■ TASK PROMPT ■
Copy the lines of the data below exactly, starting at the first and stopping after the line that contains "import plotly.graph_objects as go"; include no pictures.

===== GIVEN INFORMATION

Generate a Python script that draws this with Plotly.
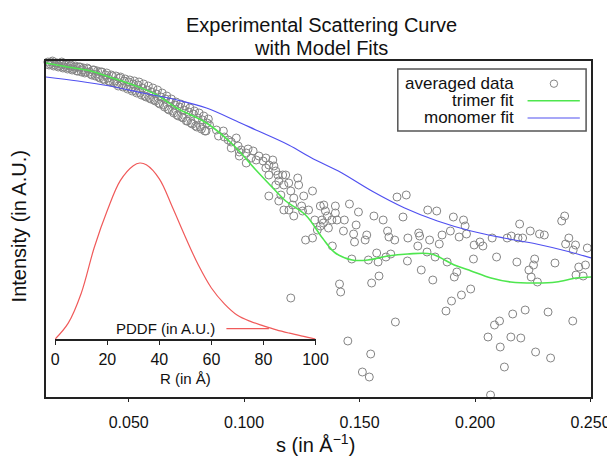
import plotly.graph_objects as go

# averaged scattering data: s (1/A) and intensity (arbitrary, log-like units)
s_low = [0.015, 0.016, 0.017, 0.018, 0.019, 0.020, 0.021, 0.022, 0.023, 0.024,
         0.025, 0.026, 0.027, 0.028, 0.029, 0.030, 0.031, 0.032, 0.033, 0.034,
         0.035, 0.036, 0.037, 0.038, 0.039, 0.040, 0.041, 0.042, 0.043, 0.044,
         0.045, 0.046, 0.047, 0.048, 0.049, 0.050, 0.051, 0.052, 0.053, 0.054,
         0.055, 0.056, 0.057, 0.058, 0.059, 0.060, 0.061, 0.062, 0.063, 0.064,
         0.065, 0.066, 0.067, 0.068, 0.069, 0.070, 0.071, 0.072, 0.073, 0.074,
         0.075, 0.076, 0.077, 0.078, 0.079, 0.080, 0.081, 0.082, 0.083, 0.084]
i_low = [3.35, 3.33, 3.36, 3.32, 3.34, 3.31, 3.35, 3.30, 3.33, 3.29,
         3.32, 3.28, 3.31, 3.26, 3.30, 3.27, 3.24, 3.29, 3.25, 3.22,
         3.27, 3.23, 3.20, 3.25, 3.18, 3.22, 3.19, 3.15, 3.21, 3.16,
         3.13, 3.19, 3.12, 3.16, 3.10, 3.15, 3.08, 3.13, 3.06, 3.12,
         3.04, 3.09, 3.01, 3.07, 2.99, 3.05, 2.97, 3.03, 2.94, 3.00,
         2.92, 2.98, 2.88, 2.95, 2.86, 2.92, 2.82, 2.90, 2.80, 2.87,
         2.76, 2.85, 2.74, 2.83, 2.71, 2.79, 2.70, 2.77, 2.66, 2.74]

s_low2 = [0.0155, 0.0165, 0.0175, 0.0185, 0.0195, 0.0205, 0.0215, 0.0225, 0.0235, 0.0245,
          0.0255, 0.0265, 0.0275, 0.0285, 0.0295, 0.0305, 0.0315, 0.0325, 0.0335, 0.0345,
          0.0355, 0.0365, 0.0375, 0.0385, 0.0395, 0.0405, 0.0415, 0.0425, 0.0435, 0.0445,
          0.0455, 0.0465, 0.0475, 0.0485, 0.0495, 0.0505, 0.0515, 0.0525, 0.0535, 0.0545,
          0.0555, 0.0565, 0.0575, 0.0585, 0.0595, 0.0605, 0.0615, 0.0625, 0.0635, 0.0645,
          0.0655, 0.0665, 0.0675, 0.0685, 0.0695, 0.0705, 0.0715, 0.0725, 0.0735, 0.0745,
          0.0755, 0.0765, 0.0775, 0.0785, 0.0795, 0.0805, 0.0815, 0.0825, 0.0835, 0.0845]
i_low2 = [3.32, 3.35, 3.31, 3.34, 3.30, 3.33, 3.29, 3.32, 3.28, 3.31,
          3.27, 3.30, 3.26, 3.30, 3.25, 3.29, 3.25, 3.28, 3.23, 3.27,
          3.21, 3.26, 3.19, 3.25, 3.17, 3.24, 3.16, 3.22, 3.14, 3.21,
          3.11, 3.20, 3.10, 3.18, 3.08, 3.17, 3.06, 3.16, 3.04, 3.15,
          3.02, 3.13, 3.00, 3.11, 2.98, 3.09, 2.96, 3.07, 2.93, 3.04,
          2.90, 3.01, 2.87, 2.98, 2.84, 2.95, 2.81, 2.93, 2.79, 2.91,
          2.76, 2.89, 2.73, 2.86, 2.70, 2.84, 2.68, 2.81, 2.66, 2.78]

s_high = [0.0850, 0.0880, 0.0889, 0.0910, 0.0914, 0.0931, 0.0944, 0.0944, 0.0966, 0.0974,
          0.0979, 0.0987, 0.0979, 0.1009, 0.1009, 0.1017, 0.1030, 0.1039, 0.1052, 0.1064,
          0.1082, 0.1094, 0.1094, 0.1107, 0.1107, 0.1124, 0.1129, 0.1137, 0.1146, 0.1150,
          0.1167, 0.1172, 0.1180, 0.1193, 0.1202, 0.1210, 0.1215, 0.1215, 0.1232, 0.1236,
          0.1107, 0.1150, 0.1172, 0.1159, 0.1202, 0.1137, 0.1194, 0.1249, 0.1258, 0.1296,
          0.1279, 0.1253, 0.1330, 0.1345, 0.1352, 0.1360, 0.1343, 0.1365, 0.1330, 0.1317,
          0.1266, 0.1296, 0.1382, 0.1306, 0.1337, 0.1380, 0.1395, 0.1395, 0.1402, 0.1434,
          0.1456, 0.1495, 0.1485, 0.1430, 0.1474, 0.1478, 0.1524, 0.1531, 0.1562, 0.1602,
          0.1662, 0.1702, 0.1621, 0.1627, 0.1652, 0.1688, 0.1709, 0.1756, 0.1752, 0.1466,
          0.1538, 0.1574, 0.1580, 0.1614, 0.1635, 0.1707, 0.1767, 0.1552, 0.1584, 0.1413,
          0.1418, 0.1655, 0.1449, 0.1548, 0.1512, 0.1542,
          0.1795, 0.1834, 0.1906, 0.1950, 0.1957, 0.2193, 0.2239, 0.2279, 0.2300, 0.2388,
          0.2375, 0.2406, 0.2392, 0.2435, 0.2425, 0.2486, 0.1760, 0.1803, 0.1792, 0.1845,
          0.1857, 0.1893, 0.1931, 0.1963, 0.1996, 0.2021, 0.2034, 0.2074, 0.2139, 0.2157,
          0.2186, 0.2206, 0.1827, 0.1879, 0.1993, 0.2093, 0.2181, 0.2258, 0.2253, 0.2233,
          0.2243, 0.2270, 0.2346, 0.2449, 0.2478, 0.2437, 0.2468, 0.1817, 0.1921, 0.1910,
          0.1981, 0.1941, 0.1898, 0.1874, 0.2084, 0.2106, 0.2163, 0.2217, 0.2316, 0.2423,
          0.2056, 0.2109, 0.2155, 0.2198, 0.2262, 0.2327, 0.2127, 0.2067]
i_high = [2.72, 2.67, 2.61, 2.66, 2.60, 2.57, 2.55, 2.49, 2.59, 2.51,
          2.45, 2.47, 2.41, 2.44, 2.34, 2.48, 2.39, 2.46, 2.37, 2.41,
          2.36, 2.39, 2.29, 2.32, 2.22, 2.37, 2.31, 2.26, 2.22, 2.16,
          2.22, 2.12, 2.22, 2.14, 2.06, 1.92, 1.99, 1.81, 2.19, 2.12,
          2.01, 1.96, 1.87, 2.02, 0.99, 2.12, 1.87, 1.91, 2.01, 2.06,
          1.87, 1.86, 1.91, 1.92, 1.86, 1.81, 1.74, 1.69, 1.71, 1.67,
          1.57, 1.59, 1.51, 1.77, 1.77, 1.77, 1.91, 1.84, 1.77, 1.77,
          1.93, 1.85, 1.72, 1.66, 1.63, 1.55, 1.57, 1.62, 1.81, 1.77,
          2.00, 2.02, 1.66, 1.60, 1.57, 1.80, 1.59, 1.64, 1.51, 1.38,
          1.37, 1.44, 1.35, 1.40, 1.43, 1.36, 1.27, 1.14, 1.21, 1.13,
          1.05, 0.75, 0.56, 0.43, 0.25, 0.20,
          1.87, 1.86, 1.80, 1.77, 1.71, 1.73, 1.66, 1.63, 1.62, 1.81,
          1.76, 1.59, 1.53, 1.52, 1.47, 1.49, 1.61, 1.57, 1.45, 1.53,
          1.62, 1.66, 1.60, 1.63, 1.52, 1.55, 1.51, 1.59, 1.59, 1.61,
          1.59, 1.59, 1.40, 1.35, 1.38, 1.40, 1.35, 1.38, 1.32, 1.27,
          1.20, 1.15, 1.34, 1.30, 1.32, 1.22, 1.21, 1.17, 1.25, 1.20,
          1.08, 1.02, 0.96, 0.86, 0.72, 0.76, 0.83, 0.87, 0.85, 0.76,
          0.60, 0.50, 0.60, 0.59, 0.45, 0.39, 0.30, 0.02]

# trimer model fit
s_trimer = [0.0142, 0.0236, 0.0335, 0.0429, 0.0532, 0.0622, 0.0708, 0.0837, 0.0953, 0.1051,
            0.1137, 0.1180, 0.1266, 0.1339, 0.1395, 0.1468, 0.1536, 0.1622, 0.1708, 0.1811,
            0.1910, 0.1983, 0.2069, 0.2154, 0.2266, 0.2352, 0.2437, 0.2502]
i_trimer = [3.34, 3.30, 3.26, 3.19, 3.11, 3.02, 2.89, 2.74, 2.52, 2.27,
            2.06, 1.96, 1.82, 1.59, 1.44, 1.37, 1.37, 1.41, 1.43, 1.43,
            1.32, 1.26, 1.19, 1.15, 1.14, 1.15, 1.19, 1.20]

# monomer model fit
s_monomer = [0.0142, 0.0280, 0.0419, 0.0562, 0.0710, 0.0837, 0.0966, 0.1051, 0.1193, 0.1300,
             0.1408, 0.1553, 0.1695, 0.1837, 0.1983, 0.2124, 0.2266, 0.2412, 0.2502]
i_monomer = [3.20, 3.16, 3.11, 3.04, 2.97, 2.89, 2.76, 2.67, 2.52, 2.38,
             2.26, 2.06, 1.89, 1.76, 1.66, 1.59, 1.53, 1.45, 1.39]

# pair distance distribution function (inset)
r_pddf = [0, 5, 10, 15, 20, 25, 30, 32.5, 35, 40, 45, 50, 55, 60, 65, 70, 75, 80, 85, 90, 95, 100]
p_pddf = [0, 0.09, 0.26, 0.52, 0.73, 0.90, 0.985, 1.0, 0.99, 0.91, 0.75, 0.58, 0.42, 0.29,
          0.20, 0.135, 0.10, 0.075, 0.052, 0.033, 0.016, 0.0]

FONT = "Liberation Sans, Arial, Helvetica, sans-serif"
GRAY = "#858585"
GREEN = "#4ee64e"
BLUE = "#5050f0"
RED = "#f05a5a"

fig = go.Figure()
fig.add_trace(go.Scatter(x=s_low + s_low2 + s_high, y=i_low + i_low2 + i_high, mode="markers",
                         marker=dict(symbol="circle-open", size=8, color=GRAY,
                                     line=dict(width=1, color=GRAY)),
                         cliponaxis=False, name="averaged data"))
fig.add_trace(go.Scatter(x=s_trimer, y=i_trimer, mode="lines", line_shape="spline",
                         line=dict(color=GREEN, width=1.6), name="trimer fit"))
fig.add_trace(go.Scatter(x=s_monomer, y=i_monomer, mode="lines", line_shape="spline",
                         line=dict(color=BLUE, width=1.2), name="monomer fit"))
fig.add_trace(go.Scatter(x=r_pddf, y=p_pddf, mode="lines", line_shape="spline",
                         line=dict(color=RED, width=1.2), xaxis="x2", yaxis="y2",
                         name="PDDF (in A.U.)"))

fig.update_layout(
    width=615, height=459,
    margin=dict(l=38, r=27, t=53, b=70),
    plot_bgcolor="rgba(0,0,0,0)", paper_bgcolor="white",
    showlegend=False,
    font=dict(family=FONT, color="#111"),
    xaxis=dict(range=[0.0142, 0.2502], tickvals=[0.05, 0.10, 0.15, 0.20, 0.25],
               ticktext=["0.050", "0.100", "0.150", "0.200", "0.250"],
               showline=True, mirror=True, linecolor="#222", linewidth=2,
               ticks="outside", ticklen=3, tickcolor="#222", showgrid=False,
               zeroline=False, tickfont=dict(size=16), ticklabelstandoff=7),
    yaxis=dict(range=[0, 3.36], showticklabels=False, showline=True, mirror=True,
               linecolor="#222", linewidth=2, ticks="", showgrid=False, zeroline=False),
    xaxis2=dict(domain=[0.0169, 0.4945], anchor="y2", range=[0, 100], dtick=20,
                showline=True, linecolor="#222", linewidth=2, ticks="outside",
                ticklen=4, tickcolor="#222", showgrid=False, zeroline=False,
                tickfont=dict(size=16), ticklabelstandoff=1),
    yaxis2=dict(domain=[0.1726, 0.7226], anchor="x2", range=[0, 1.05], visible=False),
)

ann = [
    dict(text="Experimental Scattering Curve", x=0.505, y=1.107, font=dict(size=20)),
    dict(text="with Model Fits", x=0.505, y=1.039, font=dict(size=20)),
    dict(text="Intensity (in A.U.)", textangle=-90, x=-0.05, y=0.507, font=dict(size=20)),
    dict(text="s (in Å<sup>−1</sup>)", x=0.495, y=-0.137, font=dict(size=20)),
    dict(text="R (in Å)", x=0.2558, y=0.0536, font=dict(size=15)),
    dict(text="PDDF (in A.U.)", x=0.313, y=0.2032, xanchor="right", font=dict(size=15)),
    dict(text="averaged data", x=0.863, y=0.9325, xanchor="right", font=dict(size=17)),
    dict(text="trimer fit", x=0.863, y=0.8818, xanchor="right", font=dict(size=17)),
    dict(text="monomer fit", x=0.863, y=0.8304, xanchor="right", font=dict(size=17)),
]
for a in ann:
    a.setdefault("xanchor", "center")
    fig.add_annotation(xref="paper", yref="paper", showarrow=False, yanchor="middle", **a)

# legend box and samples
fig.add_shape(type="rect", xref="paper", yref="paper", x0=0.6455, x1=0.991,
              y0=0.7917, y1=0.976, line=dict(color="#555", width=1.5))
fig.add_shape(type="circle", xref="paper", yref="paper", x0=0.932 - 0.0068, x1=0.932 + 0.0068,
              y0=0.9325 - 0.011, y1=0.9325 + 0.011, line=dict(color=GRAY, width=1))
fig.add_shape(type="line", xref="paper", yref="paper", x0=0.8836, x1=0.9795,
              y0=0.8818, y1=0.8818, line=dict(color=GREEN, width=1.6))
fig.add_shape(type="line", xref="paper", yref="paper", x0=0.8836, x1=0.9795,
              y0=0.8304, y1=0.8304, line=dict(color=BLUE, width=1.2))
fig.add_shape(type="line", xref="paper", yref="paper", x0=0.331, x1=0.409,
              y0=0.2032, y1=0.2032, line=dict(color=RED, width=1.2))

fig.write_html("out.html")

==========

■ SOLVED PROBLEM ■
Generate a Python script that draws this with Plotly.
import plotly.graph_objects as go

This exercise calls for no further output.